● **YOUR INSTRUCTIONS**:
From the records below, pull each line that has "with".
════════════════════
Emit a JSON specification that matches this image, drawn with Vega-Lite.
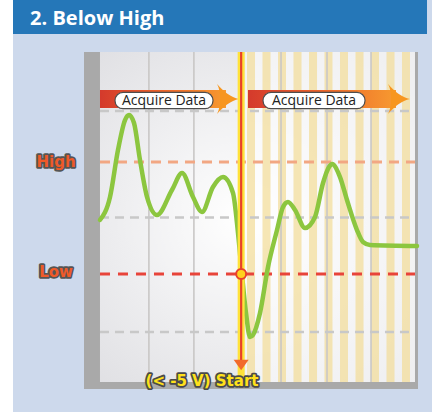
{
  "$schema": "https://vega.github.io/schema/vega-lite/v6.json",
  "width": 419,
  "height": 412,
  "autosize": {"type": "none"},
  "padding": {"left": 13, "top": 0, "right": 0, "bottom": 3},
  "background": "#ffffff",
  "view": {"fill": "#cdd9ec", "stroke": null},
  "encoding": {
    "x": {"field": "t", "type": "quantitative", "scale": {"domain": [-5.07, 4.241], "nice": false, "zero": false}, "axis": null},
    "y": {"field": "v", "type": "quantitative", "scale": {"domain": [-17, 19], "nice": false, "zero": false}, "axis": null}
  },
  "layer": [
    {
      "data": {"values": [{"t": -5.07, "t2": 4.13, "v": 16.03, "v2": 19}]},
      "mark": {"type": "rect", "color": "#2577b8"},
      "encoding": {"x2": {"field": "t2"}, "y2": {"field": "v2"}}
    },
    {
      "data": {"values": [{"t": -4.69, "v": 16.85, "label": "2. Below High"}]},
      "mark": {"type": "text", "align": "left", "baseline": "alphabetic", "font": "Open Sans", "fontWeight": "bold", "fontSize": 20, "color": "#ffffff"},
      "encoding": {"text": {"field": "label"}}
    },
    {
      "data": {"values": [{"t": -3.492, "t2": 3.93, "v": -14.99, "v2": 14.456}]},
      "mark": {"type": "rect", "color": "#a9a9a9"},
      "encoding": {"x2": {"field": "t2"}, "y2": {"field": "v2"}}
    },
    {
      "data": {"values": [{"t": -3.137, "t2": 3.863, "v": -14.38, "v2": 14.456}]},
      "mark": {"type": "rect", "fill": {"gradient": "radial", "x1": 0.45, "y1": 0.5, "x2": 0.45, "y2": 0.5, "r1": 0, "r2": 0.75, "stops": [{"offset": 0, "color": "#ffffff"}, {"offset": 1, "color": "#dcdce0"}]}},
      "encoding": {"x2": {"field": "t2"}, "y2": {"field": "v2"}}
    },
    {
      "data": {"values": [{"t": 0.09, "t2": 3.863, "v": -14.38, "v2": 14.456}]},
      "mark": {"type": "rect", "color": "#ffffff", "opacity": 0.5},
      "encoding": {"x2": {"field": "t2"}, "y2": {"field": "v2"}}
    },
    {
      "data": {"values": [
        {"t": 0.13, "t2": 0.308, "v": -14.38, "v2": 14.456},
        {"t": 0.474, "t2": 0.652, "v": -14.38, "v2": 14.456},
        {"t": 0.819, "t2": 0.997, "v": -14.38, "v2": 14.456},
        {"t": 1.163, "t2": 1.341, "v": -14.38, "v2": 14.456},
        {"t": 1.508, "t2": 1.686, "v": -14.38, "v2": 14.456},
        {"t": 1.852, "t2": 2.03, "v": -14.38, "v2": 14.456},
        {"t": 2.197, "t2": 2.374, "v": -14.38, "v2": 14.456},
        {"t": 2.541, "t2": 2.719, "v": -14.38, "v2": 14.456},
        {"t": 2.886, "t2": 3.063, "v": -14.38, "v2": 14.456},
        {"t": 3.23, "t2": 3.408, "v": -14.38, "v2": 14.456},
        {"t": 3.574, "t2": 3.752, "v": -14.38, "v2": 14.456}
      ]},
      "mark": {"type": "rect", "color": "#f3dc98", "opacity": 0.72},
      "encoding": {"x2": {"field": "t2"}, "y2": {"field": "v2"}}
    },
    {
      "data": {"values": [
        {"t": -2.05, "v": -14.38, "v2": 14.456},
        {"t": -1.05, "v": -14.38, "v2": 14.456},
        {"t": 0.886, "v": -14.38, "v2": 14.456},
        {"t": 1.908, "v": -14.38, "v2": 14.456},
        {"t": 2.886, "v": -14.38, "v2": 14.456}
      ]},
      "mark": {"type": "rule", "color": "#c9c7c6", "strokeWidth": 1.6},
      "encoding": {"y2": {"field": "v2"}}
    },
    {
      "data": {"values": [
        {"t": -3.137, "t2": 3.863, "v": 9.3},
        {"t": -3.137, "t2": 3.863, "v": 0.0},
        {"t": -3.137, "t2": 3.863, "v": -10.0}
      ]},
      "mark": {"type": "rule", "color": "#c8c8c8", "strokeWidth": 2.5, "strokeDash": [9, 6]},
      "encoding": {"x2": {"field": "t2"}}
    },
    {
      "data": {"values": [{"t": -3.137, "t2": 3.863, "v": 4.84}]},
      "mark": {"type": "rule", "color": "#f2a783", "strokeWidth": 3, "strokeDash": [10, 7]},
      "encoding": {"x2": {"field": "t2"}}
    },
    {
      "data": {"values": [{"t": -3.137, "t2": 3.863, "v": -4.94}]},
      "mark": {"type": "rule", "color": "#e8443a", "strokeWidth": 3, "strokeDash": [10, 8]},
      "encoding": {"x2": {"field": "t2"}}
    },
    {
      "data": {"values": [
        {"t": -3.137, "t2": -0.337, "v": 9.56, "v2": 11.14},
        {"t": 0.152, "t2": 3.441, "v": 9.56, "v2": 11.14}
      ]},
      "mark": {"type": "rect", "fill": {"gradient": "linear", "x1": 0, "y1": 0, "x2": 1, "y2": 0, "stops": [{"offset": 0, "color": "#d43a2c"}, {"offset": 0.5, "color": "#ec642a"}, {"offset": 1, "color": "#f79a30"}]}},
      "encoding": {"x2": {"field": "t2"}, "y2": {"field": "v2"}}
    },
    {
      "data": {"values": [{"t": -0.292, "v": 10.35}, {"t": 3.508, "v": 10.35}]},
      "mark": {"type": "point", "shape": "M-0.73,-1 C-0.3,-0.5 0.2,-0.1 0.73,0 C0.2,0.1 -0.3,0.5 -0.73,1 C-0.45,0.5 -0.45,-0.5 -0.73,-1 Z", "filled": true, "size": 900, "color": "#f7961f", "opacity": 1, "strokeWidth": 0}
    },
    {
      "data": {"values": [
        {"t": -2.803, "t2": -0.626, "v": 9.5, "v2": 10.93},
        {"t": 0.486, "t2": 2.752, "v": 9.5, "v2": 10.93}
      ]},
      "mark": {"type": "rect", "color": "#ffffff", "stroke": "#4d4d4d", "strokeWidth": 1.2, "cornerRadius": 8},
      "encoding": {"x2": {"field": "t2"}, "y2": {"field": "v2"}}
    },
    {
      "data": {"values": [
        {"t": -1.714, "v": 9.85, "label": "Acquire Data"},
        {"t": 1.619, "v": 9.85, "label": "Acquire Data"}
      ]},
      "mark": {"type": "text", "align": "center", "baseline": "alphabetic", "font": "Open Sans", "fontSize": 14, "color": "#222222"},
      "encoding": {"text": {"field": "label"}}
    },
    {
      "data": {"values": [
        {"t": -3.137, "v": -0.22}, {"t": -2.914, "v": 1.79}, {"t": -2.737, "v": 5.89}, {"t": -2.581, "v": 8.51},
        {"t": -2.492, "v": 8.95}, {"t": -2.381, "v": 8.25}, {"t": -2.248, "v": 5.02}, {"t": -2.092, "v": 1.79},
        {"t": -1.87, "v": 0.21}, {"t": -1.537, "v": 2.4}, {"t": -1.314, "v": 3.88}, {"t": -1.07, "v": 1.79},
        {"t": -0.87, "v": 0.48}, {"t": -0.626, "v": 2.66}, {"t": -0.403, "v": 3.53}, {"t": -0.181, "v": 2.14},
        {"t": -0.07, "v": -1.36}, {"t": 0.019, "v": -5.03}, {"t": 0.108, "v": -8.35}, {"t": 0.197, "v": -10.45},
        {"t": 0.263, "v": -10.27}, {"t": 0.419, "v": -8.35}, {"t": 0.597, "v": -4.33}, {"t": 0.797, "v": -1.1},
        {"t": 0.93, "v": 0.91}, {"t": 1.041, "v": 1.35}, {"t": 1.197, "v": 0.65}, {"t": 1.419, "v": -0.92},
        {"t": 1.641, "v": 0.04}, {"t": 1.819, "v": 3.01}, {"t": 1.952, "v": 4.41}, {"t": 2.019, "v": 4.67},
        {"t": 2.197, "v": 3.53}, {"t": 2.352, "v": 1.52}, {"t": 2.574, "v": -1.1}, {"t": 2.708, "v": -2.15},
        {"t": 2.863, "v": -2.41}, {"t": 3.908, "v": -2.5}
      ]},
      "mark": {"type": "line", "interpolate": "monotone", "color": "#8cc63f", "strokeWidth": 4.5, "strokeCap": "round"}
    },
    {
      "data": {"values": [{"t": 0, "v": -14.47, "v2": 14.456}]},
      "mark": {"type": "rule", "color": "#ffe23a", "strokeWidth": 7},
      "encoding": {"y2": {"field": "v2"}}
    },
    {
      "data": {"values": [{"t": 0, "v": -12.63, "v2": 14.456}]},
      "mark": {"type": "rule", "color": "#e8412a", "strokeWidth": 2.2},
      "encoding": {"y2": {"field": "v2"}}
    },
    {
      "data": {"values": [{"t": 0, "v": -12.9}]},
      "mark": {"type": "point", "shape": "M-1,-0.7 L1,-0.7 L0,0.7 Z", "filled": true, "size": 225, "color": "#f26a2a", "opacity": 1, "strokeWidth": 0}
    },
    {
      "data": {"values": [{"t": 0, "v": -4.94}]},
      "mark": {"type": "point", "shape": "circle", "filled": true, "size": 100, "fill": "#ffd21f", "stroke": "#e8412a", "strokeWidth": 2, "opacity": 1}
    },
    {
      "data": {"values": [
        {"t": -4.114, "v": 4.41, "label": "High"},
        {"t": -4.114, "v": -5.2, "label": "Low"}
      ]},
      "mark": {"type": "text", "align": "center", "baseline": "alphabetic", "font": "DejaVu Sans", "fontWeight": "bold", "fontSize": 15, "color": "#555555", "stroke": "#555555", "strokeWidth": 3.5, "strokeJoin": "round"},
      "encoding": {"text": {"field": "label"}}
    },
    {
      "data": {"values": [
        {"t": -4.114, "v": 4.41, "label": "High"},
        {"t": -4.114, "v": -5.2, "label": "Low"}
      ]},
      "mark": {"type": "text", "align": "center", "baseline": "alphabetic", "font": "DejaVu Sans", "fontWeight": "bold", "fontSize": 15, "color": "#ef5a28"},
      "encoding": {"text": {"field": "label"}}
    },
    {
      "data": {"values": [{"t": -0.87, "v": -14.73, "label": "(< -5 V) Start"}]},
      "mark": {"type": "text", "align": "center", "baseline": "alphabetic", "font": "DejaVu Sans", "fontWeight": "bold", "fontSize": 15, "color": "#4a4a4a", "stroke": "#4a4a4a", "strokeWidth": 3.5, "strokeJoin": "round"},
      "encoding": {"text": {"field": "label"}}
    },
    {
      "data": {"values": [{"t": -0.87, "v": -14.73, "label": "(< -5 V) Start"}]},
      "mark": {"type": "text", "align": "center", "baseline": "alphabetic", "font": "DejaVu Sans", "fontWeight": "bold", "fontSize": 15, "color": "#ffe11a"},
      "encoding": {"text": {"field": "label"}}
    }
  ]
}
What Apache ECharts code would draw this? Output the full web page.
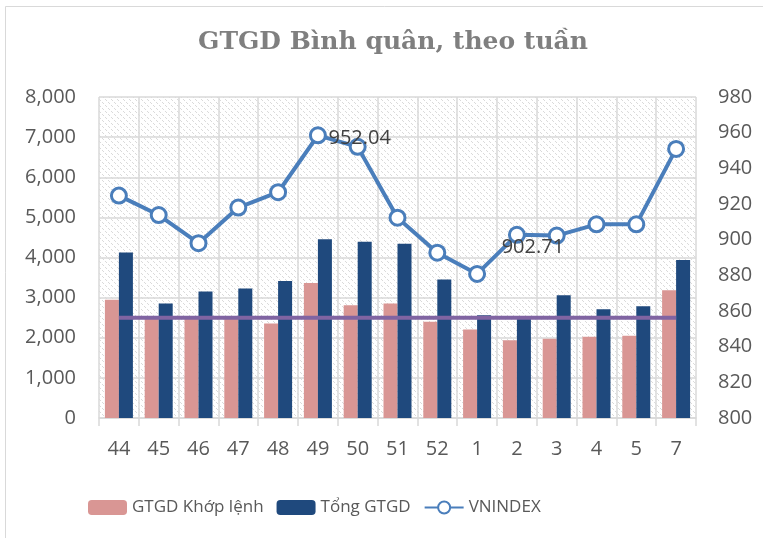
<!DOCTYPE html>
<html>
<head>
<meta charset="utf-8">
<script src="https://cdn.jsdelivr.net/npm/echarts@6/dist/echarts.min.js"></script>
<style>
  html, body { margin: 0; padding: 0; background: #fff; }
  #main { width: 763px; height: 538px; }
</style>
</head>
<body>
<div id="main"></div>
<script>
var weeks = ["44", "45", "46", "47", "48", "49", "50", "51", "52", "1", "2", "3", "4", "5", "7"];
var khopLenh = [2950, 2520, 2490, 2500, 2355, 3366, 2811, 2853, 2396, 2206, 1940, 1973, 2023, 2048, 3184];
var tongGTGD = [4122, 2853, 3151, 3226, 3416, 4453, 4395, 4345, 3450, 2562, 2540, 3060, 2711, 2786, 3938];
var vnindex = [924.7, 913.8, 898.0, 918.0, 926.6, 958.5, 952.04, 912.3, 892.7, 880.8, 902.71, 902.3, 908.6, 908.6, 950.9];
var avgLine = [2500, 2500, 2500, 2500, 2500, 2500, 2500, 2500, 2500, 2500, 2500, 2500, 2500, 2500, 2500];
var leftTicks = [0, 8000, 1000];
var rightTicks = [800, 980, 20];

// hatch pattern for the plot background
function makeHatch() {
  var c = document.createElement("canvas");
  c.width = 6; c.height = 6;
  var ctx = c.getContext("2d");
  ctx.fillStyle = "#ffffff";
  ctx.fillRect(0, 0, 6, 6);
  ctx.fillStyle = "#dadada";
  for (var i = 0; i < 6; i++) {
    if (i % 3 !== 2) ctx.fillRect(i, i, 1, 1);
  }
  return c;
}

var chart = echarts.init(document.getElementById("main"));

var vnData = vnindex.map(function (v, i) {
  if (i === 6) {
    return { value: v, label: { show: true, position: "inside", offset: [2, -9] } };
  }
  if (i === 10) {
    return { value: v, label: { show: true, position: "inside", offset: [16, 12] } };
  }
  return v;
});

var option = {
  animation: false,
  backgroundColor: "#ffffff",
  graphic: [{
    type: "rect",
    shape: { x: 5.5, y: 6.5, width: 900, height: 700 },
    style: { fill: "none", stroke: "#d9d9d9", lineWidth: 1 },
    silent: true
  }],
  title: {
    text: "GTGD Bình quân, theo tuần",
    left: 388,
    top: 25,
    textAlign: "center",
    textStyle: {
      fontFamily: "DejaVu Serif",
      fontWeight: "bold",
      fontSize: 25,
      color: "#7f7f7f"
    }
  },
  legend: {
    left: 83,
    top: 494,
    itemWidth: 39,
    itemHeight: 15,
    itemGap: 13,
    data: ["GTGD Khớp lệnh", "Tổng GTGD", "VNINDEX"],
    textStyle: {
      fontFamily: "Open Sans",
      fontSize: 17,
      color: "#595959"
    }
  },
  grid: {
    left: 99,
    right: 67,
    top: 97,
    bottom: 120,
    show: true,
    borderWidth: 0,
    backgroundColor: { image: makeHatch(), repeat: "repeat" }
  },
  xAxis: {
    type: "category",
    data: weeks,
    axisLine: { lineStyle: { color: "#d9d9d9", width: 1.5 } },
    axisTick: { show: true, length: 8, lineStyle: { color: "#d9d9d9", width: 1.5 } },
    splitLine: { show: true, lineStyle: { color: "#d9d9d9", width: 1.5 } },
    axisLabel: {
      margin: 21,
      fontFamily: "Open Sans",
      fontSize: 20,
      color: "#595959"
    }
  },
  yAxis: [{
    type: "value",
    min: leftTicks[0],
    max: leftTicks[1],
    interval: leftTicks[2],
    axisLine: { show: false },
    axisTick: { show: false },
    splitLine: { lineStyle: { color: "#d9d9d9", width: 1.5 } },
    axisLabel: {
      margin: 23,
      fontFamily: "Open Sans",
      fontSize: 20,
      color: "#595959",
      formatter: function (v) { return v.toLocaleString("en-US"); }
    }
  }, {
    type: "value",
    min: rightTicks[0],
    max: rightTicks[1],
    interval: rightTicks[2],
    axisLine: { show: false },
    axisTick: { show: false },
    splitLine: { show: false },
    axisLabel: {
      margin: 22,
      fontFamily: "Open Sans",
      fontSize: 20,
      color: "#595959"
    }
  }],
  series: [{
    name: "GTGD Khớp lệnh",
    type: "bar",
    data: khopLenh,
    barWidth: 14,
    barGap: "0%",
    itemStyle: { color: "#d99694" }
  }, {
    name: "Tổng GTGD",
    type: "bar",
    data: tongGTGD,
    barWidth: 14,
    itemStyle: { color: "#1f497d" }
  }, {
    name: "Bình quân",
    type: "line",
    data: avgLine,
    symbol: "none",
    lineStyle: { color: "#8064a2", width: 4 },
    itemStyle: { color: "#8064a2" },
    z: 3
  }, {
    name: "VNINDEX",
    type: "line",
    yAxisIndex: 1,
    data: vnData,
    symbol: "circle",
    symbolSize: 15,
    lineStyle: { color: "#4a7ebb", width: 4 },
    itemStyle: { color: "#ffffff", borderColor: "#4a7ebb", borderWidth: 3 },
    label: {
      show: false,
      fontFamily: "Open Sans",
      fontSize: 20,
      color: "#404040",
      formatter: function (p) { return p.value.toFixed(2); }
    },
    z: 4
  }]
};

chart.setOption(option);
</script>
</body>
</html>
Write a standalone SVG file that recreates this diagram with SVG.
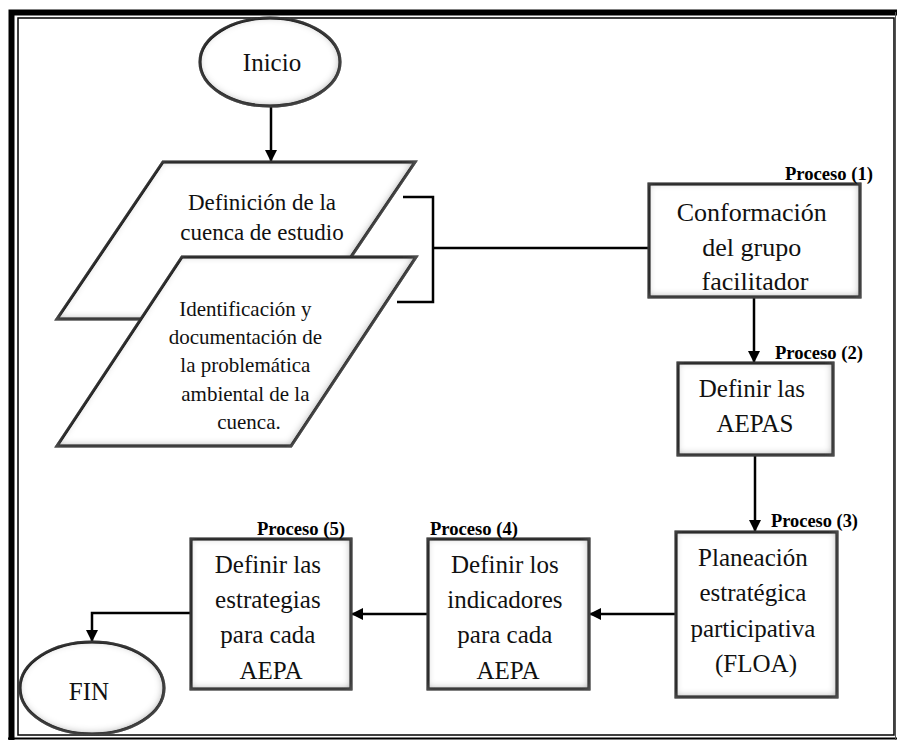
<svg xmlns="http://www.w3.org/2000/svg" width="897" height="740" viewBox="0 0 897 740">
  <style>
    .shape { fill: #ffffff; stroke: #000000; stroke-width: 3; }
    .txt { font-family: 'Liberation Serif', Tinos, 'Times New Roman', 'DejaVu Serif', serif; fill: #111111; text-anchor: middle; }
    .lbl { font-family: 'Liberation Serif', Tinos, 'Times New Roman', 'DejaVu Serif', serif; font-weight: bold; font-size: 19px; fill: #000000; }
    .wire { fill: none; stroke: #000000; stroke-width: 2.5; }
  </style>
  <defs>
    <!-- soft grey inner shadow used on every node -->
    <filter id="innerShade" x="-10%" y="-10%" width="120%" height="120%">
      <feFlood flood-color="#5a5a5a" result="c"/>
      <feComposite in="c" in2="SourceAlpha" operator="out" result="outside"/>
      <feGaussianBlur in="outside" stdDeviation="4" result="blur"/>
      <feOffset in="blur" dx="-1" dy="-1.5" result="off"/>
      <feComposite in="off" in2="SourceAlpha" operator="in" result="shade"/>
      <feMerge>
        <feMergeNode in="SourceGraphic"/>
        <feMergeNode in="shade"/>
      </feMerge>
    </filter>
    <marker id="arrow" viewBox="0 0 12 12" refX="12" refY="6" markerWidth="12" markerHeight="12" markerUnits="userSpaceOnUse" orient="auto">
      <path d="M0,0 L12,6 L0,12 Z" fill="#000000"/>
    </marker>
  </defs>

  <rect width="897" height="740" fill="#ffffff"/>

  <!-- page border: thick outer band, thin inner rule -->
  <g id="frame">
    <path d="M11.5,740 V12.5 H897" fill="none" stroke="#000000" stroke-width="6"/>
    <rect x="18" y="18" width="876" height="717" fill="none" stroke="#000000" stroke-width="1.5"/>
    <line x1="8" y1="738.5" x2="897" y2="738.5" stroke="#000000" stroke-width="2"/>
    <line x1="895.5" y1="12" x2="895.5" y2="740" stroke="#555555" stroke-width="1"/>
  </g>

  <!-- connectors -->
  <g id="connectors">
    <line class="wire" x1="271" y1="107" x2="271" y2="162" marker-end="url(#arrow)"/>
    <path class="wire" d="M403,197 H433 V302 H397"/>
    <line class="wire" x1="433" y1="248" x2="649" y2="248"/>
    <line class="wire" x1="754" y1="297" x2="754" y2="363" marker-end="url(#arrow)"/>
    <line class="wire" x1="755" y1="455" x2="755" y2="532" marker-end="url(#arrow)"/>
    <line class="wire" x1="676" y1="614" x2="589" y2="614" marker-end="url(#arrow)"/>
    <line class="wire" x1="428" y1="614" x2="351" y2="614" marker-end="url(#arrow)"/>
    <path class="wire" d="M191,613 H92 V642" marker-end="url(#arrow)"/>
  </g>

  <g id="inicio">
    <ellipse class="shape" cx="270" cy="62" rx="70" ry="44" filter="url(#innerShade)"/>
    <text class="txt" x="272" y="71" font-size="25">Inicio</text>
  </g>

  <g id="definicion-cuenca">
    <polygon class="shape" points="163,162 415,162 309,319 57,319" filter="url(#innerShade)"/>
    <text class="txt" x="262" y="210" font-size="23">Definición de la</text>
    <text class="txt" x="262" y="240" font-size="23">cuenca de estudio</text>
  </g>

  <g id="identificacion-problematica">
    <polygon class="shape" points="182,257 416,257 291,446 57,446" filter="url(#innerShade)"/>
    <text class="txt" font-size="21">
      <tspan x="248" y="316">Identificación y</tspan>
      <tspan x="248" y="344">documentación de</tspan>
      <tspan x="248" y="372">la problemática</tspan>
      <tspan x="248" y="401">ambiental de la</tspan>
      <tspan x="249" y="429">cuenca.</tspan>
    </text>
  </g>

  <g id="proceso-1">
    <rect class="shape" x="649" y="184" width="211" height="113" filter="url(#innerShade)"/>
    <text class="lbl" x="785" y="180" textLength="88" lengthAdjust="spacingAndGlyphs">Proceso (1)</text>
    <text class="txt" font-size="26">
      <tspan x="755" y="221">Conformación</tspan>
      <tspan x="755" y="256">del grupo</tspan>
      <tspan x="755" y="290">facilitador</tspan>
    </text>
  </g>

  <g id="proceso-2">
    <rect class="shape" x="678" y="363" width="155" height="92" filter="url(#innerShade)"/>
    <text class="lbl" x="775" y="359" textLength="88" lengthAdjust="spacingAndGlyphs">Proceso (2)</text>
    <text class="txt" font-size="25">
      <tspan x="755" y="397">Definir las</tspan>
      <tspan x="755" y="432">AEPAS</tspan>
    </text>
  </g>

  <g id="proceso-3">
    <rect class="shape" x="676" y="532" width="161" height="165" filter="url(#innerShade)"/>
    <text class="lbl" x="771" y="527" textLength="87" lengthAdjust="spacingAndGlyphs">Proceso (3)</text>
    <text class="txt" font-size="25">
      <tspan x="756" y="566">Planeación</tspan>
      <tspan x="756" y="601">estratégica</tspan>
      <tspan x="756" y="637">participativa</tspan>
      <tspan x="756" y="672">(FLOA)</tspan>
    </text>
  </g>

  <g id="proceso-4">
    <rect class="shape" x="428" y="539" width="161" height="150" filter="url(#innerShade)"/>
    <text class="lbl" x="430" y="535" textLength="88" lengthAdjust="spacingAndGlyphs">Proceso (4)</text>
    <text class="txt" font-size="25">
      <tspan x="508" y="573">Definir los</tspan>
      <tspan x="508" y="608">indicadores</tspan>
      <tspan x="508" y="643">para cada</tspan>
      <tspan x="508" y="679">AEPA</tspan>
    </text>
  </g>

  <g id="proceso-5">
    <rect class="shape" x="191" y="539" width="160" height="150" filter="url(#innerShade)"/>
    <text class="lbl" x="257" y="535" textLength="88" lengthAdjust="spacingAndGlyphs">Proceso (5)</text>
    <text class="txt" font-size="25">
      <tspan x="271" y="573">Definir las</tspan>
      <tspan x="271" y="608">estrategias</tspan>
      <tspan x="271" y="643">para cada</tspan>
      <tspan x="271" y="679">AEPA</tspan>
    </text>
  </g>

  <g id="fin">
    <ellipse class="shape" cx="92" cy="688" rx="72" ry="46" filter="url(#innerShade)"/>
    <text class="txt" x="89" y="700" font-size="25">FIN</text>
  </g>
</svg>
════════════════════
● **SOLUTION TO THE EXERCISE**:
Emit a JSON specification that matches this image, drawn with Vega-Lite.
Write a standalone SVG file that recreates this diagram with SVG.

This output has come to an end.